[Entries taken from a collection]
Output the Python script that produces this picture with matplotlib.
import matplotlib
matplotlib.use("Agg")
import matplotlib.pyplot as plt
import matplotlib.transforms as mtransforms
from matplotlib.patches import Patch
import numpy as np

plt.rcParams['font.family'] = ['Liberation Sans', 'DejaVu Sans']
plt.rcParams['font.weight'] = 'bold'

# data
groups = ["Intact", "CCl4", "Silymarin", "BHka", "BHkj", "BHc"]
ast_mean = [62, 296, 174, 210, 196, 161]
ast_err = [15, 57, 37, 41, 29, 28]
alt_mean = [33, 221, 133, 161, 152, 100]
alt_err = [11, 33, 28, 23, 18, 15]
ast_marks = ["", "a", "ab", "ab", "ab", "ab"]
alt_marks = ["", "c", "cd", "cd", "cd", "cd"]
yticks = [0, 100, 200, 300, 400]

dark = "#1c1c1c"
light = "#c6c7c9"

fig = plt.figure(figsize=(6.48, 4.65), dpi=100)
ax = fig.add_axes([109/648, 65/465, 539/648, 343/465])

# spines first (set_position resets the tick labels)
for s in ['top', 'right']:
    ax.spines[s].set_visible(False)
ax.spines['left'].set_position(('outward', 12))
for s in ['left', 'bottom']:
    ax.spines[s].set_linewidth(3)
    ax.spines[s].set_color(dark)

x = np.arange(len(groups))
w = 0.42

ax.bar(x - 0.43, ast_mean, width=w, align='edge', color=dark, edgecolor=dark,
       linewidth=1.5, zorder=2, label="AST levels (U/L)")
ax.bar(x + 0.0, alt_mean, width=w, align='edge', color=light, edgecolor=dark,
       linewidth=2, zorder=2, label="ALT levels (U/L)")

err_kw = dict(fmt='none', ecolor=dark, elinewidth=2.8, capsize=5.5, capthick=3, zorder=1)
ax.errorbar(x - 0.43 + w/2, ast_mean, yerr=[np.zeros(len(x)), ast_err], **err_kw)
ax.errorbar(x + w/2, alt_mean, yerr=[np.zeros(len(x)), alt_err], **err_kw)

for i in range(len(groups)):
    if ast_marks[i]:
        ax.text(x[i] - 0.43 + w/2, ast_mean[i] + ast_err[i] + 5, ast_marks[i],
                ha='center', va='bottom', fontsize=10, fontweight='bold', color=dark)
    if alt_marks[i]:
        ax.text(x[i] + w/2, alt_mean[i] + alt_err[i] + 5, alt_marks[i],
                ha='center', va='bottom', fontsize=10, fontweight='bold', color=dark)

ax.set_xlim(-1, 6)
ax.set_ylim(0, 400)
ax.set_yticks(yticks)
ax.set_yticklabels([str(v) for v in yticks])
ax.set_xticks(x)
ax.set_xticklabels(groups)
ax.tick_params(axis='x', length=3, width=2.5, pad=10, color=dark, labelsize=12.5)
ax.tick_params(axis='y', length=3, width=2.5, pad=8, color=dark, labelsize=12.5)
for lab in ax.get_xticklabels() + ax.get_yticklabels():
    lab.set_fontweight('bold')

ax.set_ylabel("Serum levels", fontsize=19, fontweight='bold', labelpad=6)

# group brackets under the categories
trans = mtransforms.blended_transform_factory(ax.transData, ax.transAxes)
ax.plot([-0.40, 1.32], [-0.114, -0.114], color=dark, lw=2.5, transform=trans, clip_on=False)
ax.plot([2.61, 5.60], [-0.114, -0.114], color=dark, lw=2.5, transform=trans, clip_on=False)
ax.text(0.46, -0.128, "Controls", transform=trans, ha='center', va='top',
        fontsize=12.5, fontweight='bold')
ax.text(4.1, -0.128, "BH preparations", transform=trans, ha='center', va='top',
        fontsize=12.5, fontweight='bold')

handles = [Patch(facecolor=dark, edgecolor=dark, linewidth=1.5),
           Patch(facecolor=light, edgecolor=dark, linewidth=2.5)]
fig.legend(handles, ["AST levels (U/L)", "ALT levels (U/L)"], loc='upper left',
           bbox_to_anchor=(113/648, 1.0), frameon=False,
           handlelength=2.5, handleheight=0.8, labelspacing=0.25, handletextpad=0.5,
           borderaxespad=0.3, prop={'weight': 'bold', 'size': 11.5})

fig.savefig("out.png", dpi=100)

...

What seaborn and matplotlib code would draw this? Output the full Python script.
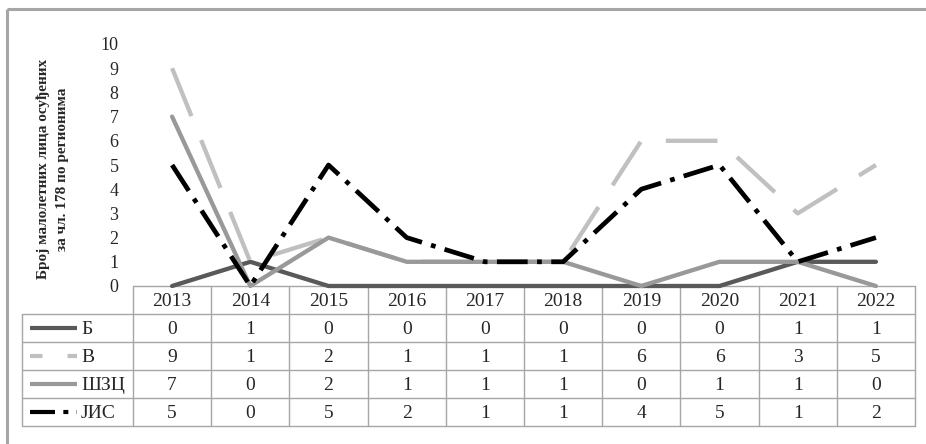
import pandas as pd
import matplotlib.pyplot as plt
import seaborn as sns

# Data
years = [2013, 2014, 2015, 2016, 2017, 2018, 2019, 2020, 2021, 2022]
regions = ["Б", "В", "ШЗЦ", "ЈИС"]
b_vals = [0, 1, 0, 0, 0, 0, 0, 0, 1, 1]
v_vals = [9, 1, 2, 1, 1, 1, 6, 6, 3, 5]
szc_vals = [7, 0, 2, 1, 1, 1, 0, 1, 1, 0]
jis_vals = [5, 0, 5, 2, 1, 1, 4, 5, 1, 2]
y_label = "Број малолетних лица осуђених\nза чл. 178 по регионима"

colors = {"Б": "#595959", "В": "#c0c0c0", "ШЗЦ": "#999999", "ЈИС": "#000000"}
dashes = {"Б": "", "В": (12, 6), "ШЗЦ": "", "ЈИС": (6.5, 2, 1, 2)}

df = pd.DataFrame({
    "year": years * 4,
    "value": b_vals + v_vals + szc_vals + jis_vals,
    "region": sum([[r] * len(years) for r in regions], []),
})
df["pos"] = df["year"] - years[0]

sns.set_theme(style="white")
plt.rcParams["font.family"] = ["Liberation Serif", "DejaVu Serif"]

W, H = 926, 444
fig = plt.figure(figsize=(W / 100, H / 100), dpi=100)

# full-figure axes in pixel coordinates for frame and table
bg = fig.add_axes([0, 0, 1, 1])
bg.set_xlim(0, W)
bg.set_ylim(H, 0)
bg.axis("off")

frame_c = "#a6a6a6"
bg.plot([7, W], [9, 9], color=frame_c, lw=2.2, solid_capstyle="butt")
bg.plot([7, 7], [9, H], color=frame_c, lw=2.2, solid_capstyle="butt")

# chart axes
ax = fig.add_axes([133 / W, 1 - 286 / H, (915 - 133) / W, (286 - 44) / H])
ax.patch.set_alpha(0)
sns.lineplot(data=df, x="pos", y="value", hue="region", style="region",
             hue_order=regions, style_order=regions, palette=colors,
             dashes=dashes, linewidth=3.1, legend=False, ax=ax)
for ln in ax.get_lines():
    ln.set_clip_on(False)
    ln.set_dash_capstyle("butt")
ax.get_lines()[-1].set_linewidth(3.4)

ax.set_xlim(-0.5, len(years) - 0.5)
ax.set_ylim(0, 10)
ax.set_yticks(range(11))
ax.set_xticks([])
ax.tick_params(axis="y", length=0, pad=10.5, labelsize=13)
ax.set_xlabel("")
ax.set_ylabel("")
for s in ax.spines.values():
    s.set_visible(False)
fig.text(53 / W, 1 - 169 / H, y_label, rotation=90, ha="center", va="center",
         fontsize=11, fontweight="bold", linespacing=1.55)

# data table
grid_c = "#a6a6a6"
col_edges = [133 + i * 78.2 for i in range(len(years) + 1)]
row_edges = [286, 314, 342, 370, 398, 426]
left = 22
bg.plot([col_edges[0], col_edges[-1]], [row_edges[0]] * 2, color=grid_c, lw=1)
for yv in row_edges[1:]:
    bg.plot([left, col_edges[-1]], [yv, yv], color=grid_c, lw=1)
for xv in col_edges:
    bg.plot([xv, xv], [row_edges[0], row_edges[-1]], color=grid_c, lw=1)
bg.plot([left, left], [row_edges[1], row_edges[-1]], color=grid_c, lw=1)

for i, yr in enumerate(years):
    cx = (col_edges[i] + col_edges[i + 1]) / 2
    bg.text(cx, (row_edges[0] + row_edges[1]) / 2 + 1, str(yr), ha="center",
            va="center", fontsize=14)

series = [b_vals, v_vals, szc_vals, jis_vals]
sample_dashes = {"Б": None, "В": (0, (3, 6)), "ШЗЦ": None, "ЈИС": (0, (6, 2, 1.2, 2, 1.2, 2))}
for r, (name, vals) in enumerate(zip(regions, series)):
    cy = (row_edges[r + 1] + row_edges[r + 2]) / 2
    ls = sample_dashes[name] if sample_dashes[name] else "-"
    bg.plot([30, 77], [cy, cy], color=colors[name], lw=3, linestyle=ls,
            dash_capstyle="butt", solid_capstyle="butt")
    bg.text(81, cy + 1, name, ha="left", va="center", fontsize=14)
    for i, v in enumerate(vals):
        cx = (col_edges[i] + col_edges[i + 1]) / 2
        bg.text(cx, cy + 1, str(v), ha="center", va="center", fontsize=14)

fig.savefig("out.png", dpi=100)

--

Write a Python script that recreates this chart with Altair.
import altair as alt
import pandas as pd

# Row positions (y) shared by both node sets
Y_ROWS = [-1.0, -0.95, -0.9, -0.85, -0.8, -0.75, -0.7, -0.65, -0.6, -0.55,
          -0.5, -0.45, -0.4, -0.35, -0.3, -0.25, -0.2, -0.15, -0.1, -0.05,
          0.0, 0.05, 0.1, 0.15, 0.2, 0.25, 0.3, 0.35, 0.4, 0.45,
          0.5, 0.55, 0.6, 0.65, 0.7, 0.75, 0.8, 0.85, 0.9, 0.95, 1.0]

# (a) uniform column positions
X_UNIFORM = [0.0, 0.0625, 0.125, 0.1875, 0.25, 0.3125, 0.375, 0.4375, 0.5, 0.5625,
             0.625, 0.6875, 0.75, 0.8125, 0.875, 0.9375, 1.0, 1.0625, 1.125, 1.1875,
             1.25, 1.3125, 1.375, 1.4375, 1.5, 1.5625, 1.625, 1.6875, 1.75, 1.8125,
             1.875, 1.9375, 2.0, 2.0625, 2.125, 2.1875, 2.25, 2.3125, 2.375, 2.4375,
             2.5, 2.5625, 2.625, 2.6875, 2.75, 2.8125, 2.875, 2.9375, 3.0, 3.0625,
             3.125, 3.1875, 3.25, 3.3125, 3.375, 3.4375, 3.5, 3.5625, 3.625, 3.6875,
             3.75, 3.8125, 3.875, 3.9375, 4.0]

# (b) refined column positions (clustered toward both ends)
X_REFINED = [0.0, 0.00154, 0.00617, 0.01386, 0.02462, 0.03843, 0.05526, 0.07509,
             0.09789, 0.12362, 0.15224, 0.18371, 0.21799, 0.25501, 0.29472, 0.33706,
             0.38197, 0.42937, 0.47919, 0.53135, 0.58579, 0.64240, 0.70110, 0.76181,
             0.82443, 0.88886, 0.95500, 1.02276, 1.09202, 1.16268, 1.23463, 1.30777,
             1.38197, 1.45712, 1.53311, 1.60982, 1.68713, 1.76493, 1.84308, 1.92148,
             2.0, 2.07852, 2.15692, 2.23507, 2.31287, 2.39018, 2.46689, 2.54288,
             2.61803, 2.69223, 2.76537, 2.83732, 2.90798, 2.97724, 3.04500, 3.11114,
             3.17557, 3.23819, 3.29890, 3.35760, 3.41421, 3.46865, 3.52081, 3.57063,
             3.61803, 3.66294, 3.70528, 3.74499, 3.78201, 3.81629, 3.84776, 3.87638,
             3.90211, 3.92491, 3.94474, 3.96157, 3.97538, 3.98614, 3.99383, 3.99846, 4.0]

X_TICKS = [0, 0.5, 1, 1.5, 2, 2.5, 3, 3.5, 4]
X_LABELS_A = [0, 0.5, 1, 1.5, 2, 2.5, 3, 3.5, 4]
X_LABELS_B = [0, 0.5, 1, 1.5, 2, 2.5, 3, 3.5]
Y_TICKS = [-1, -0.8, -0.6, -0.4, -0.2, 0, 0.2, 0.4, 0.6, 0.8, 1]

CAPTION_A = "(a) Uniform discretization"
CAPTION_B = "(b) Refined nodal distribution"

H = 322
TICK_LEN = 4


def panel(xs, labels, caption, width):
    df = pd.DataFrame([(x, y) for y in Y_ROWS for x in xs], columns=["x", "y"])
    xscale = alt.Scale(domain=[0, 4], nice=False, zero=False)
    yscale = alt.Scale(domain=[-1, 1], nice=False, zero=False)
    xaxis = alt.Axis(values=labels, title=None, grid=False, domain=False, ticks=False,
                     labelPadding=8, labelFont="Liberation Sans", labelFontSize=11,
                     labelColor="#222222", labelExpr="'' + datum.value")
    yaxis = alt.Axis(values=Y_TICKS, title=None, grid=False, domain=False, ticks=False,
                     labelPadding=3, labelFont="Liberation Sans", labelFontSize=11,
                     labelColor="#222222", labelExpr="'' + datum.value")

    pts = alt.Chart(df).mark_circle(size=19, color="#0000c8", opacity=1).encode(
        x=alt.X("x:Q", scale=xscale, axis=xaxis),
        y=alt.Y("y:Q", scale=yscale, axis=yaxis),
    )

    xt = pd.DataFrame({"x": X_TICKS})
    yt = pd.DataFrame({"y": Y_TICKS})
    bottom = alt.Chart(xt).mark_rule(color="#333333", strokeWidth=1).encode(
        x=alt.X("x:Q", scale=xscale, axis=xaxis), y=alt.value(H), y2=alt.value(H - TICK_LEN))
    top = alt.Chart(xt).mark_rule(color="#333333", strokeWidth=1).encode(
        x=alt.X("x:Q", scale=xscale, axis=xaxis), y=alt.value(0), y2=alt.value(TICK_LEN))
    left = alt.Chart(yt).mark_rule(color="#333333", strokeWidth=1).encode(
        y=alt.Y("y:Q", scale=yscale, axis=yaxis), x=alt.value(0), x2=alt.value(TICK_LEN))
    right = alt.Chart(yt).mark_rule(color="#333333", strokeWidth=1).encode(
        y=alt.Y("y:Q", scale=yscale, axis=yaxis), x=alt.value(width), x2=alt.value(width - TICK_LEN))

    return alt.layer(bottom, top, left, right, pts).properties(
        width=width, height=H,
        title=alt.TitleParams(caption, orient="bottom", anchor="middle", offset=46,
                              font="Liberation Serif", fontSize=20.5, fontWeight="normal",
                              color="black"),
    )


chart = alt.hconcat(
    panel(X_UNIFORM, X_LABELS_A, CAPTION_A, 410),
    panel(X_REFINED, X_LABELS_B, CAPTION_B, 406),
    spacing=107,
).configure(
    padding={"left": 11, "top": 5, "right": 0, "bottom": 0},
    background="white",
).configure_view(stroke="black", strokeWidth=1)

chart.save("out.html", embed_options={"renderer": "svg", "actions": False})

(Stated task)
Only the lines from the line with "Output the Python" to the line with "plt.rcParams['font.weight'] = 'bold'", inclusive, are to be printed, exactly as they appear.

(Exercise solution)
Output the Python script that produces this picture with matplotlib.
import matplotlib
matplotlib.use("Agg")
import matplotlib.pyplot as plt
import matplotlib.transforms as mtransforms
from matplotlib.patches import Patch
import numpy as np

plt.rcParams['font.family'] = ['Liberation Sans', 'DejaVu Sans']
plt.rcParams['font.weight'] = 'bold'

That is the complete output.